Unfortunately, no reliable label yet exists to certify clothes made elsewhere. Both the Fair Labor Association (FLA) and Worldwide Responsible Apparel Production (WRAP) (www.wrapapparel.org) monitor apparel factories, although some groups concerned with labor rights have questions about their credibility. Furthermore, unless you reference individual company websites, it’s difficult to know which companies and products meet their criteria.

Fairly Traded: So far, there is no “Fair Trade” certification for clothing, although TransFair and the Fairtrade Labelling Organizations have begun the process of establishing a certification program for clothes similar to that of coffee and chocolate. Often, clothes manufactured in accordance to fair-trade standards are labeled “fairly traded,” although there’s no independent verification of the process. The membership-based Fair Trade Federation offers an online directory (www.fairtradefederation.com/mempro.html) of member producers and stores, who have agreed to certain standards such as living wages for workers and reducing environmental impact

Shopping and Usage Tips

Before you shop, there are a number of things to consider and a lot of research to do. The apparel world has a big impact on the environment, people, animals and your health (See “The Backstory”). And remember that one of the most eco-friendly things you can do is to reuse what you already have.
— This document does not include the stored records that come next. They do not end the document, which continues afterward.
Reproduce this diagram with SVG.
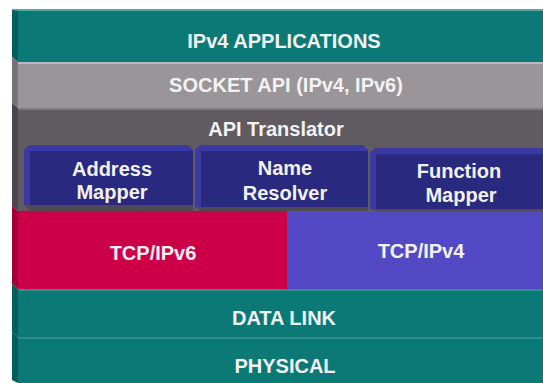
<svg xmlns="http://www.w3.org/2000/svg" width="543" height="383" viewBox="0 0 543 383">
  <style>
    .lbl { font-family: "Liberation Sans", Arial, sans-serif; font-weight: bold; font-size: 20px; fill: #f2f2f2; text-anchor: middle; }
    .teal { fill: #0b7a77; }
    .teal-side { fill: #005f5d; }
    .teal-edge { fill: #4fa9a6; }
    .box-bevel { fill: #3a3aa2; }
    .box-face { fill: #29297f; }
  </style>

  <rect x="0" y="0" width="543" height="383" fill="#ffffff"/>

  <!-- application layer -->
  <g id="ipv4-applications">
    <rect class="teal" x="18" y="10" width="525" height="52"/>
    <rect class="teal-edge" x="12" y="9" width="531" height="2"/>
    <polygon class="teal-side" points="12,10 18,11 18,62 12,57"/>
    <text class="lbl" x="284" y="48">IPv4 APPLICATIONS</text>
  </g>

  <!-- socket API layer -->
  <g id="socket-api">
    <rect x="18" y="62" width="525" height="46" fill="#9a9598"/>
    <rect x="18" y="62" width="525" height="2" fill="#bdb9bc"/>
    <polygon points="12,57 18,62 18,108 12,103" fill="#77727a"/>
    <text class="lbl" x="286" y="92">SOCKET API (IPv4, IPv6)</text>
  </g>

  <!-- translator layer with its three modules -->
  <g id="api-translator">
    <rect x="18" y="108" width="525" height="103" fill="#5f5b60"/>
    <rect x="18" y="108" width="525" height="2" fill="#7c787d"/>
    <polygon points="12,103 18,108 18,211 12,206" fill="#4a464b"/>
    <text class="lbl" x="276" y="136">API Translator</text>
  </g>

  <g id="address-mapper">
    <polygon points="24,205 193,205 193,211 30,211" fill="#4f4b50"/>
    <polygon class="box-bevel" points="24,150 29,145 188,145 193,150 193,205 24,205"/>
    <rect class="box-face" x="30" y="151" width="163" height="54"/>
    <text class="lbl" x="112" y="176">Address</text>
    <text class="lbl" x="112" y="199">Mapper</text>
  </g>

  <g id="name-resolver">
    <polygon points="195,207 368,207 368,211 201,211" fill="#4f4b50"/>
    <polygon class="box-bevel" points="195,150 200,145 363,145 368,150 368,207 195,207"/>
    <rect class="box-face" x="201" y="151" width="167" height="56"/>
    <text class="lbl" x="285" y="175">Name</text>
    <text class="lbl" x="285" y="200">Resolver</text>
  </g>

  <g id="function-mapper">
    <polygon points="370,209 543,209 543,211 376,211" fill="#4f4b50"/>
    <polygon class="box-bevel" points="370,153 375,148 543,148 543,209 370,209"/>
    <rect class="box-face" x="376" y="154" width="167" height="55"/>
    <text class="lbl" x="459" y="178">Function</text>
    <text class="lbl" x="461" y="202">Mapper</text>
  </g>

  <!-- transport stacks -->
  <g id="tcp-ipv6">
    <rect x="18" y="211" width="269" height="78" fill="#cc0047"/>
    <polygon points="12,206 18,211 18,289 12,284" fill="#a3003a"/>
    <text class="lbl" x="153" y="260" style="fill:#f6eef2">TCP/IPv6</text>
  </g>

  <g id="tcp-ipv4">
    <rect x="287" y="211" width="256" height="78" fill="#5449c5"/>
    <text class="lbl" x="421" y="258">TCP/IPv4</text>
  </g>

  <!-- lower layers -->
  <g id="data-link">
    <rect class="teal" x="18" y="289" width="525" height="48"/>
    <rect x="18" y="289" width="525" height="2" fill="#2c8f8c"/>
    <polygon class="teal-side" points="12,284 18,289 18,337 12,332"/>
    <text class="lbl" x="284" y="325">DATA LINK</text>
  </g>

  <g id="physical">
    <rect class="teal" x="18" y="337" width="525" height="46"/>
    <rect x="18" y="337" width="525" height="2" fill="#2c8f8c"/>
    <polygon class="teal-side" points="12,332 18,337 18,383 12,380"/>
    <text class="lbl" x="285" y="373">PHYSICAL</text>
  </g>
</svg>
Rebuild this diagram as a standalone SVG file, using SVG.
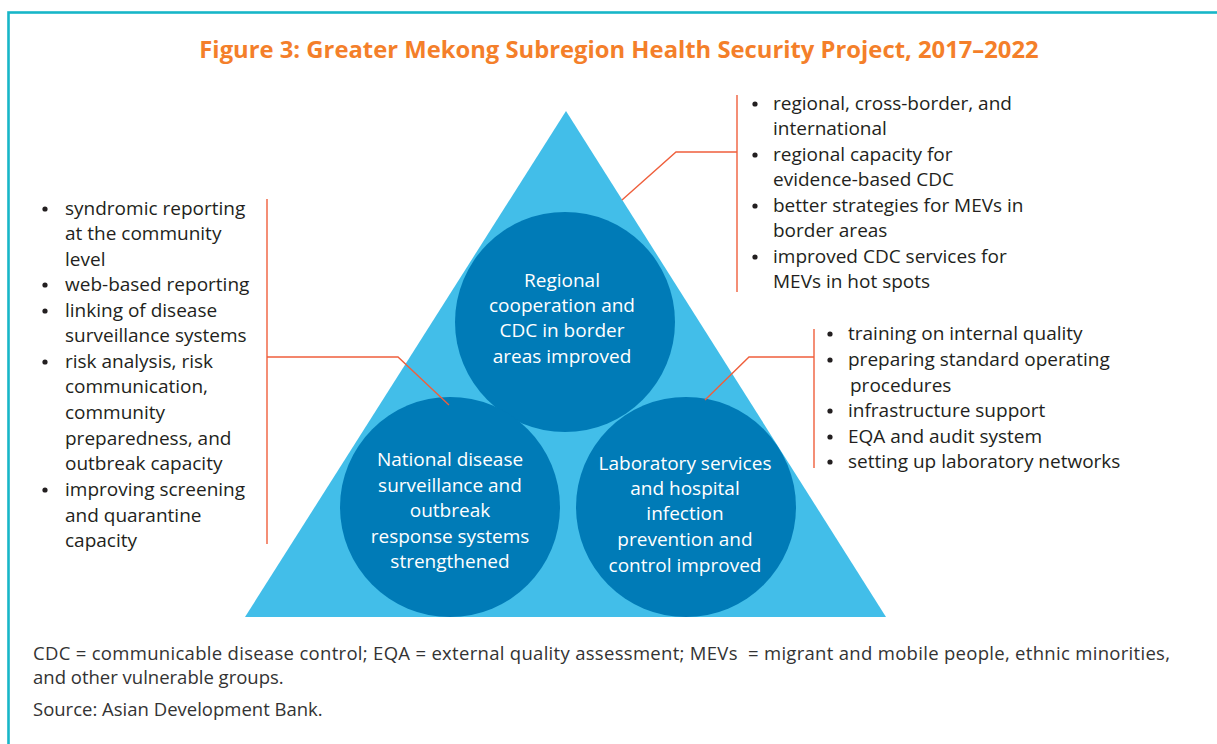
<svg xmlns="http://www.w3.org/2000/svg" width="1217" height="744" viewBox="0 0 1217 744">
<style>
.frame{fill:none;stroke:#17b6c8;stroke-width:2.6}
.title{font-family:"Open Sans",sans-serif;font-weight:bold;font-size:23.8px;fill:#f47f2a}
.tri{fill:#42bee9}
.circ{fill:#007bb7}
.ct{font-family:"Open Sans",sans-serif;font-size:19px;fill:#ffffff;text-anchor:middle}
.li{font-family:"Open Sans",sans-serif;font-size:19px;fill:#231f20}
.bul{fill:#231f20}
.conn{fill:none;stroke:#ef5f3c;stroke-width:1.4}
.foot{font-family:"Open Sans",sans-serif;font-size:18.5px;fill:#333333}
</style>
<rect class="frame" x="8.5" y="12.5" width="1240" height="780"/>
<g id="title"><text class="title" x="619" y="58" text-anchor="middle">Figure 3: Greater Mekong Subregion Health Security Project, 2017–2022</text></g>
<g id="triangle"><polygon class="tri" points="566,111 886,617 245,617"/></g>
<g id="node-regional">
<circle class="circ" cx="565" cy="322" r="110"/>
<text class="ct" x="562" y="287">Regional</text>
<text class="ct" x="562" y="312">cooperation and</text>
<text class="ct" x="562" y="337">CDC in border</text>
<text class="ct" x="562" y="363">areas improved</text>
</g>
<g id="node-national">
<circle class="circ" cx="450" cy="507" r="110"/>
<text class="ct" x="450" y="466">National disease</text>
<text class="ct" x="450" y="492">surveillance and</text>
<text class="ct" x="450" y="517">outbreak</text>
<text class="ct" x="450" y="543">response systems</text>
<text class="ct" x="450" y="568">strengthened</text>
</g>
<g id="node-laboratory">
<circle class="circ" cx="686" cy="507" r="110"/>
<text class="ct" x="685" y="470">Laboratory services</text>
<text class="ct" x="685" y="495">and hospital</text>
<text class="ct" x="685" y="520">infection</text>
<text class="ct" x="685" y="546">prevention and</text>
<text class="ct" x="685" y="572">control improved</text>
</g>
<g id="connectors">
<polyline class="conn" points="267,199 267,544"/>
<polyline class="conn" points="267,357 398,357 449,405"/>
<polyline class="conn" points="737,95 737,292"/>
<polyline class="conn" points="737,152 676,152 622,200"/>
<polyline class="conn" points="814,329 814,468"/>
<polyline class="conn" points="814,357 749,357 705,400"/>
</g>
<g id="list-left">
<circle class="bul" cx="45" cy="209" r="2.6"/><text class="li" x="65" y="215">syndromic reporting</text>
<text class="li" x="65" y="240">at the community</text>
<text class="li" x="65" y="266">level</text>
<circle class="bul" cx="45" cy="285" r="2.6"/><text class="li" x="65" y="291">web-based reporting</text>
<circle class="bul" cx="45" cy="311" r="2.6"/><text class="li" x="65" y="317">linking of disease</text>
<text class="li" x="65" y="342">surveillance systems</text>
<circle class="bul" cx="45" cy="362" r="2.6"/><text class="li" x="65" y="368">risk analysis, risk</text>
<text class="li" x="65" y="393">communication,</text>
<text class="li" x="65" y="419">community</text>
<text class="li" x="65" y="445">preparedness, and</text>
<text class="li" x="65" y="470">outbreak capacity</text>
<circle class="bul" cx="45" cy="490" r="2.6"/><text class="li" x="65" y="496">improving screening</text>
<text class="li" x="65" y="522">and quarantine</text>
<text class="li" x="65" y="547">capacity</text>
</g>
<g id="list-top-right">
<circle class="bul" cx="755" cy="104" r="2.6"/><text class="li" x="773" y="110">regional, cross-border, and</text>
<text class="li" x="773" y="135">international</text>
<circle class="bul" cx="755" cy="155" r="2.6"/><text class="li" x="773" y="161">regional capacity for</text>
<text class="li" x="773" y="186">evidence-based CDC</text>
<circle class="bul" cx="755" cy="206" r="2.6"/><text class="li" x="773" y="212">better strategies for MEVs in</text>
<text class="li" x="773" y="237">border areas</text>
<circle class="bul" cx="755" cy="257" r="2.6"/><text class="li" x="773" y="263">improved CDC services for</text>
<text class="li" x="773" y="288">MEVs in hot spots</text>
</g>
<g id="list-right">
<circle class="bul" cx="830" cy="334" r="2.6"/><text class="li" x="848" y="340">training on internal quality</text>
<circle class="bul" cx="830" cy="360" r="2.6"/><text class="li" x="848" y="366">preparing standard operating</text>
<text class="li" x="850" y="392">procedures</text>
<circle class="bul" cx="830" cy="411" r="2.6"/><text class="li" x="848" y="417">infrastructure support</text>
<circle class="bul" cx="830" cy="437" r="2.6"/><text class="li" x="848" y="443">EQA and audit system</text>
<circle class="bul" cx="830" cy="462" r="2.6"/><text class="li" x="848" y="468">setting up laboratory networks</text>
</g>
<g id="footer">
<text class="foot" x="33" y="660" textLength="1137" xml:space="preserve">CDC = communicable disease control; EQA = external quality assessment; MEVs  = migrant and mobile people, ethnic minorities,</text>
<text class="foot" x="33" y="684">and other vulnerable groups.</text>
<text class="foot" x="33" y="716">Source: Asian Development Bank.</text>
</g>
</svg>
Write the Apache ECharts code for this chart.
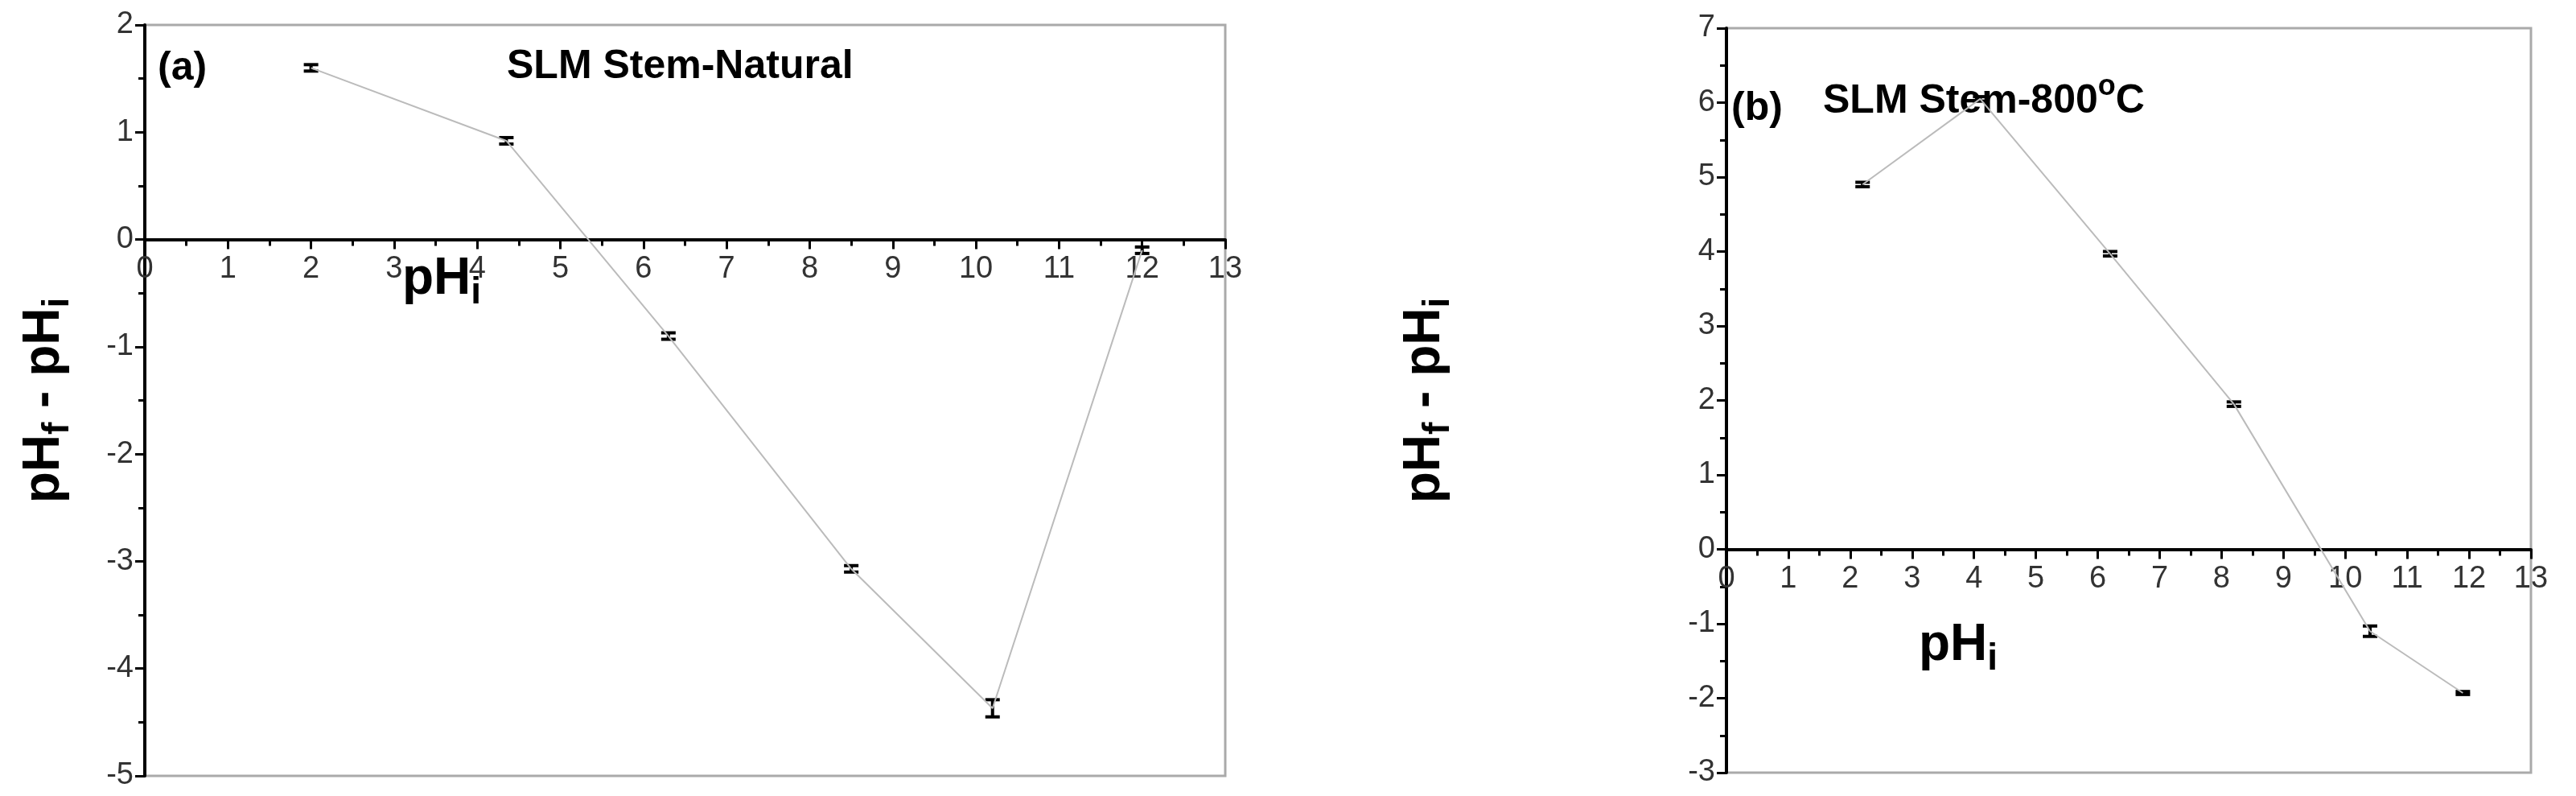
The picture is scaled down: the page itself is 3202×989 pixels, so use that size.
<!DOCTYPE html>
<html>
<head>
<meta charset="utf-8">
<script src="https://cdn.jsdelivr.net/npm/echarts@6/dist/echarts.min.js"></script>
<style>html,body{margin:0;padding:0;background:#fff}#chart{width:3202px;height:989px}</style>
</head>
<body>
<div id="chart"></div>
<script>
// panel (a) SLM Stem-Natural
var phA = [2.0, 4.35, 6.3, 8.5, 10.2, 12.0];
var diffA = [1.6, 0.92, -0.9, -3.07, -4.37, -0.1];
var errA = [0.03, 0.03, 0.03, 0.03, 0.08, 0.03];
// panel (b) SLM Stem-800oC
var phB = [2.2, 4.1, 6.2, 8.2, 10.4, 11.9];
var diffB = [4.9, 6.05, 3.97, 1.95, -1.1, -1.93];
var errB = [0.03, 0.03, 0.03, 0.03, 0.07, 0.02];
var xTicks = [0, 13, 1];
var yTicksA = [-5, 2, 1];
var yTicksB = [-3, 7, 1];

var FONT = "Liberation Sans, Arial, sans-serif";

var myChart = echarts.init(document.getElementById("chart"));

var gridA = { left: 180, top: 31, width: 1343, height: 933 };
var gridB = { left: 2146, top: 35, width: 1000, height: 925 };

function pairs(xs, ys) {
    return xs.map(function (x, i) { return [x, ys[i]]; });
}
function errData(xs, ys, es) {
    return xs.map(function (x, i) { return [x, ys[i] - es[i], ys[i] + es[i]]; });
}
function errorBar(params, api) {
    var lo = api.coord([api.value(0), api.value(1)]);
    var hi = api.coord([api.value(0), api.value(2)]);
    var w = 9;
    var st = { stroke: "#000", lineWidth: 4 };
    return {
        type: "group",
        children: [
            { type: "line", shape: { x1: lo[0], y1: lo[1], x2: hi[0], y2: hi[1] }, style: st },
            { type: "line", shape: { x1: lo[0] - w, y1: lo[1], x2: lo[0] + w, y2: lo[1] }, style: st },
            { type: "line", shape: { x1: hi[0] - w, y1: hi[1], x2: hi[0] + w, y2: hi[1] }, style: st }
        ]
    };
}
// distance of the y = 0 line above the grid bottom
function zeroOffset(g, t) {
    return g.height * (0 - t[0]) / (t[1] - t[0]);
}
function xAxisOf(idx, g, t) {
    return {
        gridIndex: idx, type: "value", min: xTicks[0], max: xTicks[1], interval: xTicks[2],
        position: "bottom", offset: -zeroOffset(g, t),
        axisLine: { onZero: false, lineStyle: { color: "#000", width: 4 } },
        axisTick: { show: true, inside: false, length: 12, lineStyle: { color: "#000", width: 3 } },
        minorTick: { show: true, splitNumber: 2, length: 8, lineStyle: { color: "#000", width: 3 } },
        axisLabel: { color: "#333", fontFamily: FONT, fontSize: 38, margin: 18 },
        splitLine: { show: false }
    };
}
function yAxisOf(idx, t, gap) {
    return {
        gridIndex: idx, type: "value", min: t[0], max: t[1], interval: t[2],
        name: "{a|pH}{s|f}{a| - pH}{s|i}",
        nameLocation: "middle", nameRotate: 90, nameGap: gap,
        nameTextStyle: {
            rich: {
                a: { fontFamily: FONT, fontWeight: "bold", fontSize: 64, color: "#000" },
                s: { fontFamily: FONT, fontWeight: "bold", fontSize: 46, color: "#000", padding: [34, 0, 0, 0] }
            }
        },
        axisLine: { show: true, onZero: false, lineStyle: { color: "#000", width: 4 } },
        axisTick: { show: true, inside: false, length: 12, lineStyle: { color: "#000", width: 3 } },
        minorTick: { show: true, splitNumber: 2, length: 8, lineStyle: { color: "#000", width: 3 } },
        axisLabel: { color: "#333", fontFamily: FONT, fontSize: 38, margin: 14 },
        splitLine: { show: false }
    };
}
function txt(x, y, text, size, rich) {
    return {
        type: "text", left: x, top: y,
        style: { text: text, fontFamily: FONT, fontWeight: "bold", fontSize: size, fill: "#000", rich: rich }
    };
}
var subRich = {
    a: { fontFamily: FONT, fontWeight: "bold", fontSize: 64, fill: "#000" },
    s: { fontFamily: FONT, fontWeight: "bold", fontSize: 46, fill: "#000", padding: [34, 0, 0, 0] }
};
var supRich = {
    t: { fontFamily: FONT, fontWeight: "bold", fontSize: 50, fill: "#000" },
    o: { fontFamily: FONT, fontWeight: "bold", fontSize: 36, fill: "#000", padding: [0, 0, 36, 0] }
};

var option = {
    animation: false,
    grid: [
        Object.assign({ show: true, borderColor: "#aaa", borderWidth: 3 }, gridA),
        Object.assign({ show: true, borderColor: "#aaa", borderWidth: 3 }, gridB)
    ],
    xAxis: [xAxisOf(0, gridA, yTicksA), xAxisOf(1, gridB, yTicksB)],
    yAxis: [yAxisOf(0, yTicksA, 85), yAxisOf(1, yTicksB, 335)],
    graphic: [
        txt(196, 60, "(a)", 50),
        txt(630, 58, "SLM Stem-Natural", 50),
        txt(500, 315, "{a|pH}{s|i}", 64, subRich),
        txt(2152, 110, "(b)", 50),
        txt(2266, 90, "{t|SLM Stem-800}{o|o}{t|C}", 50, supRich),
        txt(2385, 770, "{a|pH}{s|i}", 64, subRich)
    ],
    series: [
        { type: "line", xAxisIndex: 0, yAxisIndex: 0, data: pairs(phA, diffA), showSymbol: false,
          lineStyle: { color: "#bbb", width: 2 } },
        { type: "custom", xAxisIndex: 0, yAxisIndex: 0, data: errData(phA, diffA, errA), renderItem: errorBar,
          encode: { x: 0, y: [1, 2] } },
        { type: "line", xAxisIndex: 1, yAxisIndex: 1, data: pairs(phB, diffB), showSymbol: false,
          lineStyle: { color: "#bbb", width: 2 } },
        { type: "custom", xAxisIndex: 1, yAxisIndex: 1, data: errData(phB, diffB, errB), renderItem: errorBar,
          encode: { x: 0, y: [1, 2] } }
    ]
};
myChart.setOption(option);
</script>
</body>
</html>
Add a vintage belt to an old dress, mend a tear with a patch, and remember that old styles usually come back!

Buying used clothes is, in and of itself, a form of recycling, and frequenting thrift stores will help you avoid supporting exploitative corporations.

Sewing or knitting your own clothes takes a lot of patience, but if you’re a creative person, it’s a good way to guarantee that the only sweat that goes into those clothes is your own.

When it is time to shop, by carefully choosing the right companies, the right materials and the right policies, you can make a positive impact on the world and protect your own health.